Несколько иное отношение советских властей сложилось к своему детищу — Национальному комитету «Свободная Германия». Выступая на совещании начальников седьмых отделов фронтов 19 мая 1944 года, начальник ГлавПУ Красной Армии А.С. Щербаков потребовал внимательно следить за этим комитетом, потому что у его руководителей, как он выразился, свои планы. Некоторые их них хотят противопоставить Советский Союз союзникам, столкнуть их. «Генерал Зейдлиц представил нам несколько документов. В них предлагалось объявить Национальный комитет немецким правительством и дать тем самым ему возможность вести работу как временному правительству или полуправительству. Нужно работать так, чтобы мы их использовали в целях победы Красной Армии и не допускать, чтобы они нас использовали»[38]. Несколько дней спустя, 25 мая 1944 года, Д.З. Мануильский сообщил А.С. Щербакову, что «составление «меморандума Зейдлица» было провокационным действием фашистской группы внутри «Союза немецких офицеров»[39].

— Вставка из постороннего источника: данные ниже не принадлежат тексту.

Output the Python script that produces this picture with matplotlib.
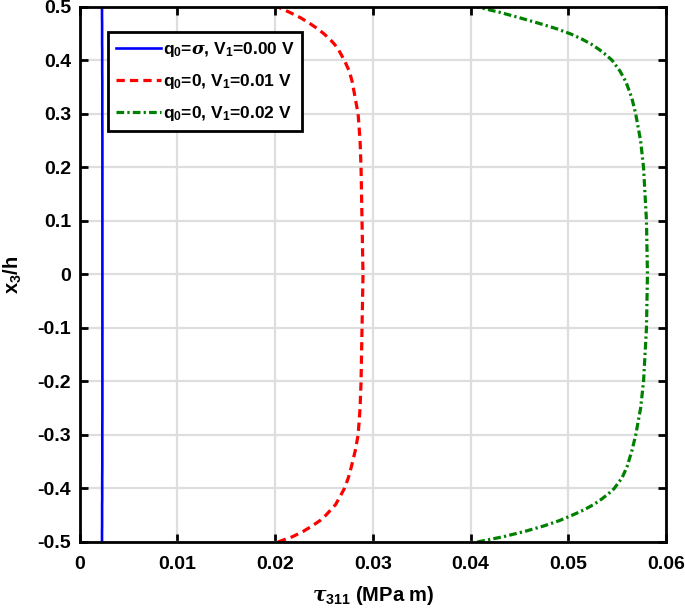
import numpy as np
import matplotlib.pyplot as plt

# values
x3 = [-0.5, -0.49, -0.48, -0.47, -0.46, -0.45, -0.44, -0.43, -0.42, -0.41, -0.40, -0.38,
      -0.36, -0.33, -0.30, -0.25, -0.20, -0.10, 0.0, 0.10, 0.20, 0.25, 0.30, 0.33, 0.36,
      0.38, 0.40, 0.41, 0.42, 0.43, 0.44, 0.45, 0.46, 0.47, 0.48, 0.49, 0.5]

tau_v000 = [0.00230, 0.00230, 0.00230, 0.00231, 0.00231, 0.00231, 0.00231, 0.00231, 0.00232,
            0.00232, 0.00232, 0.00232, 0.00233, 0.00233, 0.00233, 0.00234, 0.00234, 0.00234,
            0.00234, 0.00234, 0.00234, 0.00234, 0.00233, 0.00233, 0.00233, 0.00232, 0.00232,
            0.00232, 0.00232, 0.00231, 0.00231, 0.00231, 0.00231, 0.00231, 0.00230, 0.00230,
            0.00230]

tau_v001 = [0.0203, 0.0218, 0.0229, 0.0238, 0.0246, 0.0252, 0.0257, 0.0262, 0.0265, 0.0268,
            0.0271, 0.0275, 0.0278, 0.0282, 0.0285, 0.0287, 0.0288, 0.0289, 0.0290, 0.0289,
            0.0288, 0.0287, 0.0285, 0.0282, 0.0279, 0.0276, 0.0271, 0.0268, 0.0265, 0.0261,
            0.0256, 0.0250, 0.0243, 0.0235, 0.0226, 0.0215, 0.0203]

tau_v002 = [0.0407, 0.0434, 0.0456, 0.0475, 0.0491, 0.0504, 0.0516, 0.0526, 0.0534, 0.0541,
            0.0547, 0.0555, 0.0560, 0.0565, 0.0569, 0.0574, 0.0577, 0.0580, 0.0581, 0.0580,
            0.0577, 0.0574, 0.0569, 0.0565, 0.0559, 0.0553, 0.0545, 0.0539, 0.0532, 0.0524,
            0.0514, 0.0502, 0.0487, 0.0469, 0.0450, 0.0430, 0.0407]

labels = [r'q$_\mathbf{0}$=$\sigma$, V$_\mathbf{1}$=0.00 V',
          r'q$_\mathbf{0}$=0, V$_\mathbf{1}$=0.01 V',
          r'q$_\mathbf{0}$=0, V$_\mathbf{1}$=0.02 V']

xticks = [0, 0.01, 0.02, 0.03, 0.04, 0.05, 0.06]
xticklabels = ['0', '0.01', '0.02', '0.03', '0.04', '0.05', '0.06']
yticks = [-0.5, -0.4, -0.3, -0.2, -0.1, 0, 0.1, 0.2, 0.3, 0.4, 0.5]
yticklabels = ['-0.5', '-0.4', '-0.3', '-0.2', '-0.1', '0', '0.1', '0.2', '0.3', '0.4', '0.5']

plt.rcParams['font.family'] = ['Liberation Sans', 'DejaVu Sans']
plt.rcParams['font.weight'] = 'bold'
plt.rcParams['mathtext.fontset'] = 'custom'
plt.rcParams['mathtext.rm'] = 'Liberation Sans:bold'
plt.rcParams['mathtext.bf'] = 'Liberation Sans:bold'
plt.rcParams['mathtext.it'] = 'DejaVu Serif:italic'

fig = plt.figure(figsize=(6.85, 6.14), dpi=100)
ax = fig.add_axes([0.1161, 0.1173, 0.8562, 0.8713])

ax.plot(tau_v000, x3, color='#0000ff', lw=1.9, ls='-', label=labels[0])
ax.plot(tau_v001, x3, color='#ff0000', lw=2.3, ls=(0, (2.6, 1.6)), label=labels[1])
ax.plot(tau_v002, x3, color='#008000', lw=2.3, ls=(0, (2.4, 1.0, 0.7, 1.0)), label=labels[2])

ax.set_xlim(0, 0.06)
ax.set_ylim(-0.5, 0.5)
ax.set_xticks(xticks)
ax.set_xticklabels(xticklabels)
ax.set_yticks(yticks)
ax.set_yticklabels(yticklabels)

ax.grid(True, color='#dedede', lw=1.6)
ax.set_axisbelow(True)
for s in ax.spines.values():
    s.set_linewidth(2)
ax.tick_params(direction='in', length=6, width=2, top=True, right=True, labelsize=14)
ax.tick_params(axis='x', pad=10)
ax.tick_params(axis='y', pad=6)
for t in ax.get_xticklabels() + ax.get_yticklabels():
    t.set_fontweight('bold')

ax.set_xlabel(r'$\tau_{\mathbf{311}}$ (MPa m)', fontsize=14.5, fontweight='bold', labelpad=8)
ax.set_ylabel(r'x$_\mathbf{3}$/h', fontsize=14.5, fontweight='bold', labelpad=10)

leg = ax.legend(loc='upper left', bbox_to_anchor=(0.0486, 0.9533), borderaxespad=0,
                fontsize=12.5, handlelength=2.6, handletextpad=0.1, borderpad=0.45,
                labelspacing=0.75, fancybox=False, framealpha=1, edgecolor='black')
leg.get_frame().set_linewidth(2)
for t in leg.get_texts():
    t.set_fontweight('bold')

fig.savefig('out.png', dpi=100)
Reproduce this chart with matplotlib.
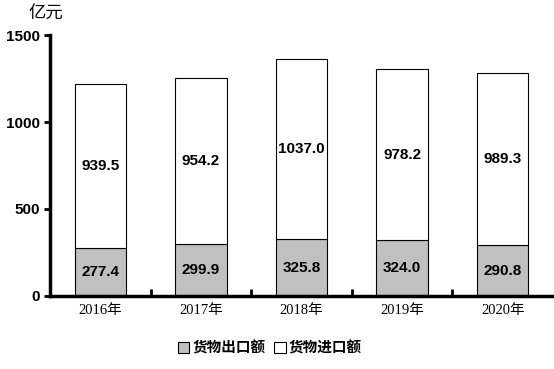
import numpy as np
import matplotlib.pyplot as plt
from matplotlib.patches import Patch

years = ['2016年', '2017年', '2018年', '2019年', '2020年']
exports = [277.4, 299.9, 325.8, 324.0, 290.8]
imports = [939.5, 954.2, 1037.0, 978.2, 989.3]

plt.rcParams['font.family'] = ['Liberation Sans', 'Noto Sans CJK SC']

fig = plt.figure(figsize=(5.54, 3.69), dpi=100)
ax = fig.add_axes([0.0903, 0.198, 0.908, 0.707])

x = np.arange(len(years))
ax.bar(x, exports, width=0.51, color='#c0c0c0', edgecolor='black', linewidth=0.8)
ax.bar(x, imports, width=0.51, bottom=exports, color='white', edgecolor='black', linewidth=0.8)

for i in range(len(years)):
    ax.text(x[i], exports[i] / 2, f'{exports[i]:.1f}', ha='center', va='center',
            fontsize=11, fontweight='bold')
    ax.text(x[i], exports[i] + imports[i] / 2, f'{imports[i]:.1f}', ha='center', va='center',
            fontsize=11, fontweight='bold')

ax.set_xlim(-0.5, 4.5)
ax.set_ylim(0, 1500)
ax.set_yticks([0, 500, 1000, 1500])
ax.set_yticklabels(['0', '500', '1000', '1500'], fontsize=11, fontweight='bold')
ax.set_xticks(x)
ax.set_xticklabels(years, fontsize=10.5, family=['Liberation Serif', 'Noto Sans CJK SC'])
ax.tick_params(axis='x', length=0, pad=6)
ax.tick_params(axis='y', length=4, width=2, direction='out', pad=3)
ax.set_xticks(np.arange(0.5, 4.5, 1), minor=True)
ax.tick_params(axis='x', which='minor', length=5, width=2, direction='in')

ax.spines['top'].set_visible(False)
ax.spines['right'].set_visible(False)
ax.spines['left'].set_linewidth(2.5)
ax.spines['bottom'].set_linewidth(2.5)

fig.text(0.083, 0.962, '亿元', fontsize=12.5, family=['Noto Sans CJK SC'], ha='center', va='center')

handles = [Patch(facecolor='#c0c0c0', edgecolor='black', linewidth=0.8, label='货物出口额'),
           Patch(facecolor='white', edgecolor='black', linewidth=0.8, label='货物进口额')]
fig.legend(handles=handles, loc='center', bbox_to_anchor=(0.487, 0.057), ncol=2, frameon=False,
           handlelength=0.8, handleheight=0.8, handletextpad=0.2, columnspacing=0.6,
           prop={'family': ['Noto Sans CJK SC'], 'size': 10.5, 'weight': 'bold'})

fig.savefig('out.png', dpi=100)
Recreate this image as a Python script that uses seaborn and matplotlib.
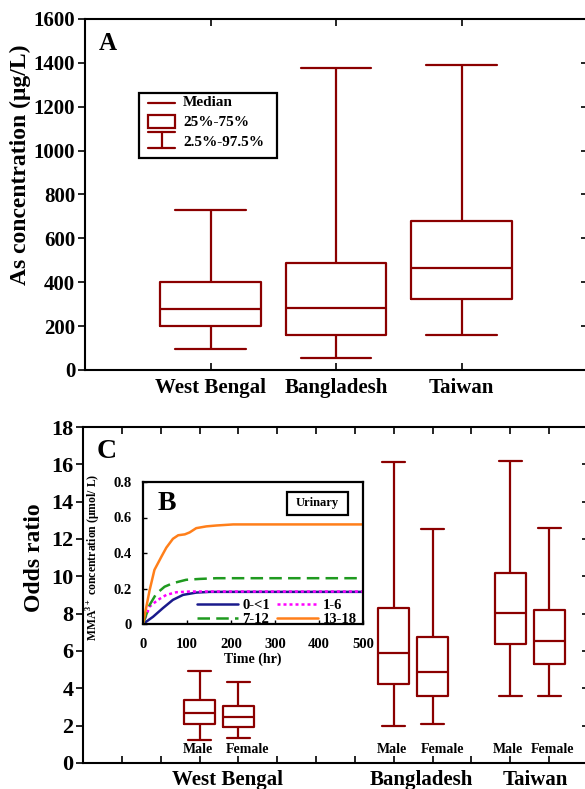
import numpy as np
import pandas as pd
import matplotlib
matplotlib.use('Agg')
import matplotlib.pyplot as plt
import seaborn as sns
from matplotlib.patches import Rectangle
from matplotlib.lines import Line2D
import matplotlib.transforms as mtransforms

# ---------------- data ----------------
# Panel A: As concentration (ug/L) summary statistics per region
regions = ['West Bengal', 'Bangladesh', 'Taiwan']
as_p2_5 = [95, 55, 160]
as_q25 = [200, 160, 322]
as_median = [277, 282, 463]
as_q75 = [403, 488, 677]
as_p97_5 = [728, 1377, 1390]

# Panel C: odds ratio summary statistics (male / female per region)
or_region = ['West Bengal', 'West Bengal', 'Bangladesh', 'Bangladesh', 'Taiwan', 'Taiwan']
or_sex = ['Male', 'Female', 'Male', 'Female', 'Male', 'Female']
or_p2_5 = [1.21, 1.36, 1.96, 2.07, 3.57, 3.57]
or_q25 = [2.10, 1.93, 4.21, 3.61, 6.39, 5.29]
or_median = [2.68, 2.46, 5.89, 4.89, 8.04, 6.54]
or_q75 = [3.39, 3.07, 8.32, 6.75, 10.20, 8.18]
or_p97_5 = [4.93, 4.32, 16.10, 12.54, 16.18, 12.60]

# Panel B: urinary MMA3+ concentration (umol/L) vs time (hr) per age group
t_0_1 = [0, 23, 45, 68, 91, 121, 152, 500]
v_0_1 = [0, 0.041, 0.089, 0.136, 0.164, 0.177, 0.181, 0.181]
t_1_6 = [0, 15, 34, 53, 76, 106, 500]
v_1_6 = [0, 0.098, 0.136, 0.164, 0.179, 0.183, 0.183]
t_7_12 = [0, 15, 30, 49, 68, 98, 129, 167, 500]
v_7_12 = [0, 0.107, 0.170, 0.210, 0.230, 0.249, 0.254, 0.258, 0.258]
t_13_18 = [0, 15, 26, 42, 53, 68, 80, 95, 106, 121, 144, 167, 205, 500]
v_13_18 = [0, 0.19, 0.305, 0.38, 0.43, 0.48, 0.50, 0.505, 0.516, 0.54, 0.55, 0.555, 0.561, 0.561]
age_labels = ['0-<1', '1-6', '7-12', '13-18']

# ---------------- style ----------------
sns.set_style('white')
plt.rcParams['font.family'] = ['Liberation Serif', 'DejaVu Serif']
plt.rcParams['font.weight'] = 'bold'
plt.rcParams['axes.labelweight'] = 'bold'
plt.rcParams['axes.edgecolor'] = 'black'
plt.rcParams['axes.linewidth'] = 1.5
plt.rcParams['xtick.color'] = 'black'
plt.rcParams['ytick.color'] = 'black'
plt.rcParams['text.color'] = 'black'
plt.rcParams['axes.labelcolor'] = 'black'
plt.rcParams['mathtext.fontset'] = 'custom'
plt.rcParams['mathtext.rm'] = 'Liberation Serif:bold'
plt.rcParams['mathtext.bf'] = 'Liberation Serif:bold'

RED = '#8B0000'
W, H = 585, 789


def rect(l, t, r, b):
    return [l / W, 1 - b / H, (r - l) / W, (b - t) / H]


fig = plt.figure(figsize=(W / 100, H / 100), dpi=100)
axA = fig.add_axes(rect(85, 19, 587, 370))
axC = fig.add_axes(rect(83, 427, 588, 763))
axB = fig.add_axes(rect(143, 482, 363, 624))

# ---------------- panel A ----------------
rowsA = []
for i, r in enumerate(regions):
    for v in (as_p2_5[i], as_q25[i], as_median[i], as_q75[i], as_p97_5[i]):
        rowsA.append((r, v))
dfA = pd.DataFrame(rowsA, columns=['region', 'conc'])

sns.boxplot(data=dfA, x='region', y='conc', order=regions, whis=(0, 100),
            width=0.8, fill=False, color=RED, linecolor=RED, linewidth=1.6,
            showfliers=False, capwidths=0.56, ax=axA)
axA.set_xlim(-1, 3)
axA.set_ylim(0, 1600)
axA.set_yticks(np.arange(0, 1601, 200))
axA.set_xlabel('')
axA.set_ylabel('As concentration (μg/L)', fontsize=17, fontweight='bold')
axA.yaxis.set_label_coords(-0.108, 0.584)
axA.tick_params(axis='y', direction='out', left=True, length=5, width=1.2,
                labelsize=15, pad=2)
axA.tick_params(axis='x', direction='in', bottom=True, top=True, length=5,
                width=1.2, labelsize=15, pad=6)
for lab in axA.get_xticklabels() + axA.get_yticklabels():
    lab.set_fontweight('bold')
for s in axA.spines.values():
    s.set_visible(True)
    s.set_linewidth(1.5)
secA = axA.secondary_yaxis('right')
secA.set_yticks(np.arange(0, 1601, 200))
secA.tick_params(direction='in', length=4, width=1.2, labelright=False)
axA.text(0.046, 0.929, 'A', transform=axA.transAxes, fontsize=18,
         fontweight='bold', ha='center', va='center')


# legend of panel A (drawn in axes fraction)
def fa(px, py):
    return (px - 85) / 502, (370 - py) / 351


x0, y0 = fa(139, 158)
x1, y1 = fa(277, 93)
axA.add_patch(Rectangle((x0, y0), x1 - x0, y1 - y0, transform=axA.transAxes,
                        fill=False, edgecolor='black', lw=1.6, zorder=5))
ixa, _ = fa(148, 0)
ixb, _ = fa(175, 0)
ixm, _ = fa(161.5, 0)
_, ym = fa(0, 103)
axA.add_line(Line2D([ixa, ixb], [ym, ym], transform=axA.transAxes, color=RED, lw=1.6))
_, yb0 = fa(0, 128)
_, yb1 = fa(0, 115)
axA.add_patch(Rectangle((ixa, yb0), ixb - ixa, yb1 - yb0, transform=axA.transAxes,
                        fill=False, edgecolor=RED, lw=1.6))
_, yw0 = fa(0, 148)
_, yw1 = fa(0, 132)
axA.add_line(Line2D([ixa, ixb], [yw1, yw1], transform=axA.transAxes, color=RED, lw=1.6))
axA.add_line(Line2D([ixa, ixb], [yw0, yw0], transform=axA.transAxes, color=RED, lw=1.6))
axA.add_line(Line2D([ixm, ixm], [yw0, yw1], transform=axA.transAxes, color=RED, lw=1.6))
tx, _ = fa(183, 0)
for label, py in [('Median', 103), ('25%-75%', 122), ('2.5%-97.5%', 142)]:
    _, ty = fa(0, py)
    axA.text(tx, ty, label, transform=axA.transAxes, fontsize=11,
             fontweight='bold', ha='left', va='center')

# ---------------- panel C ----------------
slots = ['s%d' % k for k in range(1, 13)]
box_slots = ['s3', 's4', 's8', 's9', 's11', 's12']
label_shift = [-0.05, 0.24, -0.05, 0.26, -0.05, 0.1]
rowsC = []
for i in range(len(or_sex)):
    for v in (or_p2_5[i], or_q25[i], or_median[i], or_q75[i], or_p97_5[i]):
        rowsC.append((box_slots[i], v))
dfC = pd.DataFrame(rowsC, columns=['slot', 'odds'])

sns.boxplot(data=dfC, x='slot', y='odds', order=slots, whis=(0, 100),
            width=0.8, fill=False, color=RED, linecolor=RED, linewidth=1.6,
            showfliers=False, capwidths=0.6, ax=axC)
axC.set_xlim(-1, 12)
axC.set_ylim(0, 18)
axC.set_yticks(np.arange(0, 19, 2))
axC.set_xticklabels([''] * len(slots))
axC.set_xlabel('')
axC.set_ylabel('Odds ratio', fontsize=17, fontweight='bold')
axC.yaxis.set_label_coords(-0.076, 0.61)
axC.tick_params(axis='y', direction='out', left=True, length=5, width=1.2,
                labelsize=16, pad=2)
axC.tick_params(axis='x', direction='in', bottom=True, top=True, length=5, width=1.2)
for lab in axC.get_yticklabels():
    lab.set_fontweight('bold')
for s in axC.spines.values():
    s.set_visible(True)
    s.set_linewidth(1.5)
secC = axC.secondary_yaxis('right')
secC.set_yticks(np.arange(0, 19, 2))
secC.tick_params(direction='in', length=4, width=1.2, labelright=False)
axC.text(0.046, 0.926, 'C', transform=axC.transAxes, fontsize=20,
         fontweight='bold', ha='center', va='center')

for i, sx in enumerate(or_sex):
    axC.text(slots.index(box_slots[i]) + label_shift[i], 0.72, sx, fontsize=10,
             fontweight='bold', ha='center', va='center')

blend = mtransforms.blended_transform_factory(axC.transData, axC.transAxes)
for name, gx in zip(regions, [2.73, 7.7, 10.65]):
    axC.text(gx, -0.02, name, transform=blend, fontsize=15, fontweight='bold',
             ha='center', va='top')

# ---------------- panel B (inset) ----------------
axB.set_facecolor('white')
sns.lineplot(x=t_0_1, y=v_0_1, color='#1a1a8c', lw=1.8, label=age_labels[0], ax=axB)
sns.lineplot(x=t_1_6, y=v_1_6, color='#ff00ff', lw=1.8, linestyle=(0, (1.2, 1.2)),
             label=age_labels[1], ax=axB)
sns.lineplot(x=t_7_12, y=v_7_12, color='#1f9a1f', lw=1.8, linestyle=(0, (5, 2.5)),
             label=age_labels[2], ax=axB)
sns.lineplot(x=t_13_18, y=v_13_18, color='#ff7f1a', lw=1.8, label=age_labels[3], ax=axB)
axB.set_xlim(0, 500)
axB.set_ylim(0, 0.8)
axB.set_xticks([0, 100, 200, 300, 400, 500])
axB.set_yticks([0, 0.2, 0.4, 0.6, 0.8])
axB.set_yticklabels(['0', '0.2', '0.4', '0.6', '0.8'])
axB.tick_params(axis='both', direction='in', left=True, bottom=True, length=3,
                width=1, labelsize=10.5)
axB.tick_params(axis='x', pad=10)
axB.tick_params(axis='y', pad=8)
for lab in axB.get_xticklabels() + axB.get_yticklabels():
    lab.set_fontweight('bold')
for s in axB.spines.values():
    s.set_visible(True)
    s.set_linewidth(1.6)
axB.set_xlabel('Time (hr)', fontsize=10, fontweight='bold', labelpad=1)
axB.set_ylabel('MMA$^{3+}$ concentration (μmol/ L)', fontsize=8.5, fontweight='bold')
axB.yaxis.set_label_coords(-0.18, 0.47)
axB.text(0.11, 0.85, 'B', transform=axB.transAxes, fontsize=20,
         fontweight='bold', ha='center', va='center')
axB.add_patch(Rectangle((0.655, 0.77), 0.275, 0.16, transform=axB.transAxes,
                        fill=False, edgecolor='black', lw=1.6))
axB.text(0.7925, 0.85, 'Urinary', transform=axB.transAxes, fontsize=9,
         fontweight='bold', ha='center', va='center')
h, l = axB.get_legend_handles_labels()
order = [0, 2, 1, 3]
axB.legend([h[i] for i in order], [l[i] for i in order], ncol=2, frameon=False,
           loc='lower left', bbox_to_anchor=(0.2, -0.085),
           handlelength=2.8, handletextpad=0.3, columnspacing=0.5,
           labelspacing=0.05, borderpad=0.2,
           prop={'weight': 'bold', 'size': 10.5})

fig.savefig('out.png', dpi=100)
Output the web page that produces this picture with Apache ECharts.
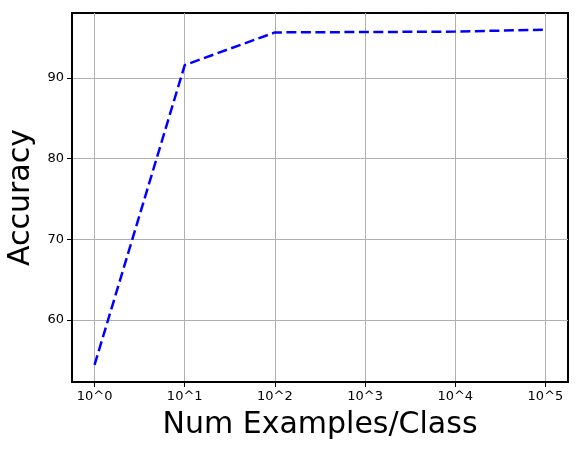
<!DOCTYPE html>
<html>
<head>
<meta charset="utf-8">
<script src="https://cdn.jsdelivr.net/npm/echarts@6/dist/echarts.min.js"></script>
<style>html,body{margin:0;padding:0;background:#fff}#c{width:581px;height:451px}</style>
</head>
<body>
<div id="c"></div>
<script>
const exponents = [0, 1, 2, 3, 4, 5];
const accuracy = [54.4, 91.6, 95.65, 95.7, 95.75, 96.0];
const xTickLabels = ['10^0', '10^1', '10^2', '10^3', '10^4', '10^5'];
const yTicks = [60, 70, 80, 90];

const chart = echarts.init(document.getElementById('c'));
const FONT = 'DejaVu Sans';
chart.setOption({
  animation: false,
  backgroundColor: '#fff',
  grid: { left: 72, right: 13, top: 13, bottom: 69, containLabel: false, outerBoundsMode: 'none',
    show: true, borderColor: '#000', borderWidth: 2, backgroundColor: 'transparent' },
  xAxis: {
    type: 'value', min: -0.25, max: 5.25,
    name: 'Num Examples/Class', nameLocation: 'middle', nameGap: 28,
    nameTextStyle: { fontFamily: FONT, fontSize: 30, color: '#000' },
    axisLine: { show: true, onZero: false, lineStyle: { color: '#000', width: 2 } },
    axisTick: { show: true, length: 5, customValues: exponents, lineStyle: { color: '#000', width: 1 } },
    axisLabel: { customValues: exponents, fontFamily: FONT, fontSize: 13, color: '#000', margin: 8,
      formatter: v => xTickLabels[exponents.indexOf(Math.round(v))] },
    splitLine: { show: true, customValues: exponents, lineStyle: { color: '#b0b0b0', width: 1 } }
  },
  yAxis: {
    type: 'value', min: 52.28, max: 98.06,
    name: 'Accuracy', nameLocation: 'middle', nameGap: 35, nameRotate: 90,
    nameTextStyle: { fontFamily: FONT, fontSize: 30, color: '#000' },
    axisLine: { show: true, onZero: false, lineStyle: { color: '#000', width: 2 } },
    axisTick: { show: true, length: 5, customValues: yTicks, lineStyle: { color: '#000', width: 1 } },
    axisLabel: { customValues: yTicks, fontFamily: FONT, fontSize: 13, color: '#000', margin: 8 },
    splitLine: { show: true, customValues: yTicks, lineStyle: { color: '#b0b0b0', width: 1 } }
  },
  series: [{
    type: 'line',
    data: exponents.map((e, i) => [e, accuracy[i]]),
    showSymbol: false,
    lineStyle: { color: '#0000ff', width: 2.5, type: [10, 4.5] },
    z: 5
  }]
});
</script>
</body>
</html>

Функционеры КПГ, прибывшие из Москвы в первые дни после капитуляции Германии, выступали за роспуск многих самозваных «антифашистских комитетов», которые состояли, как правило, из коммунистов старой закалки, выступавших за сохранение «революционного наследия» КПГ и рассчитывавших на то, что при помощи оккупационных властей им хотя бы временно удастся создать местные «советские республики» с установлением «диктатуры пролетариата». Развернули активную работу и различные региональные группы движения «Свободная Германия», рассматривавшие себя в качестве надпартийных органов, выступавших за единство немецкого народа. По утверждению некоторых немецких исследователей, советские оккупационные власти на местах молчаливо соглашались с деятельностью подобных организаций[40].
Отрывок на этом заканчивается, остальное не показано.